The NTSB sent a team of investigators to cooperate in determining the cause of the India crash, deadliest in that country in more than a decade. A report from an Indian news agency says ‘nothing was wrong’ with the airport, which has a tabletop runway. Airport officials said pilots certified to fly into Mangalore are well aware of its conditions. Weather reportedly was clear and calm.

The Wall Street Journal reports that federal regulators are stepping up investigation efforts following a recent spike of near misses. The FAA has looked into more than a half-dozen incidents in the past half year, according to the WSJ article.

Could this become the Hyundai or Kia of the sky?  Korea Aerospace Industries (KAI) expects to complete its first KC-100 light piston aircraft by the end of the year with deliveries beginning in 2013. The company hopes to receive certification in the U.S. and Europe for the four-seater.

Finally, it was a rough weekend for two pilots in two parts of the country in separate incidents.

Police arrested an Arkansas pilot after landing on a beach near Savanna, Ga. What began as a pleasure trip for Mark Jensen and his mother ended with his arrest.
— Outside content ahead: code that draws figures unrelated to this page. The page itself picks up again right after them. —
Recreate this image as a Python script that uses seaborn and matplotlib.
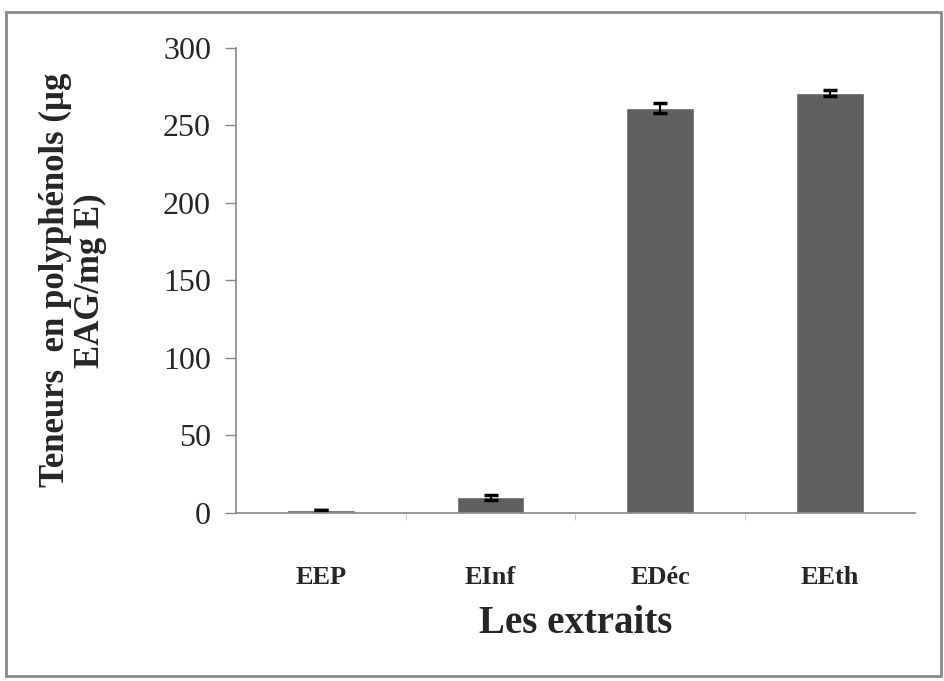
import matplotlib
matplotlib.use("Agg")
import matplotlib.pyplot as plt
from matplotlib.patches import Rectangle
import seaborn as sns
import pandas as pd
import numpy as np

# values
extraits = ["EEP", "EInf", "EDéc", "EEth"]
teneurs = [1.5, 10.0, 261.0, 271.0]
erreurs = [0.0, 1.5, 3.0, 2.0]

df = pd.DataFrame({"extrait": extraits, "teneur": teneurs})

sns.set_style("white")
plt.rcParams["font.family"] = ["Liberation Serif", "DejaVu Serif"]

fig = plt.figure(figsize=(9.44, 6.81), dpi=100)
ax = fig.add_axes([0.25, 0.247, 0.719, 0.683])

sns.barplot(data=df, x="extrait", y="teneur", color="#5f5f5f", width=0.4,
            saturation=1, errorbar=None, ax=ax)
ax.errorbar(np.arange(len(extraits)), teneurs, yerr=erreurs, fmt="none",
            ecolor="black", elinewidth=1.5, capsize=5, capthick=2.5)

ax.set_ylim(0, 300)
ax.set_xlim(-0.5, 3.5)
ax.set_yticks(range(0, 301, 50))
ax.tick_params(axis="y", labelsize=23, length=8, width=1, color="#888888",
               direction="out", pad=10, left=True)
ax.tick_params(axis="x", labelsize=19, length=0, pad=38)
for lab in ax.get_xticklabels():
    lab.set_fontweight("bold")
ax.set_xticks([0.5, 1.5, 2.5], minor=True)
ax.tick_params(axis="x", which="minor", length=5, color="#bbbbbb", bottom=True)

for s in ["top", "right"]:
    ax.spines[s].set_visible(False)
for s in ["left", "bottom"]:
    ax.spines[s].set_color("#888888")
    ax.spines[s].set_linewidth(1.2)

ax.set_xlabel("Les extraits", fontsize=28, fontweight="bold", labelpad=12)
ax.set_ylabel("Teneurs  en polyphénols (µg\nEAG/mg E)", fontsize=25,
              fontweight="bold", labelpad=40, linespacing=1.1)

# grey frame around the whole chart
fig.patches.append(Rectangle((6 / 944, 5 / 681), 935 / 944, 664 / 681,
                             transform=fig.transFigure, fill=False,
                             edgecolor="#8a8a8a", linewidth=2))

fig.savefig("out.png", dpi=100)
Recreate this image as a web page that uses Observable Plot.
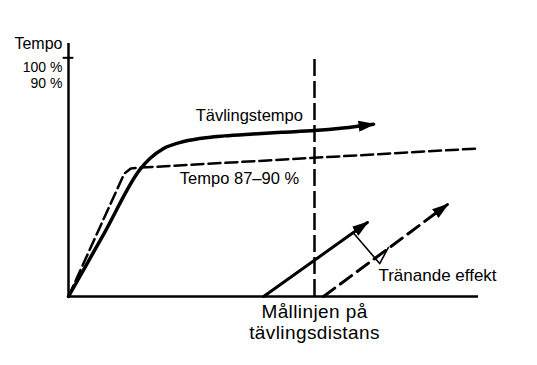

He now faces charges of reckless conduct and operating a motorized craft on the beach.

In Centennial, Colo., pilot Richard Steinmeir could not get the engine on his Cessna 182 started, so he attempted to start the prop manually. It fired up sure enough. The Skylane became a runaway plane on the airfield. Steinmeir suffered minor injuries attempting to stop it. The Cessna flipped over after traveling about 1,000 feet. The aircraft was a total loss.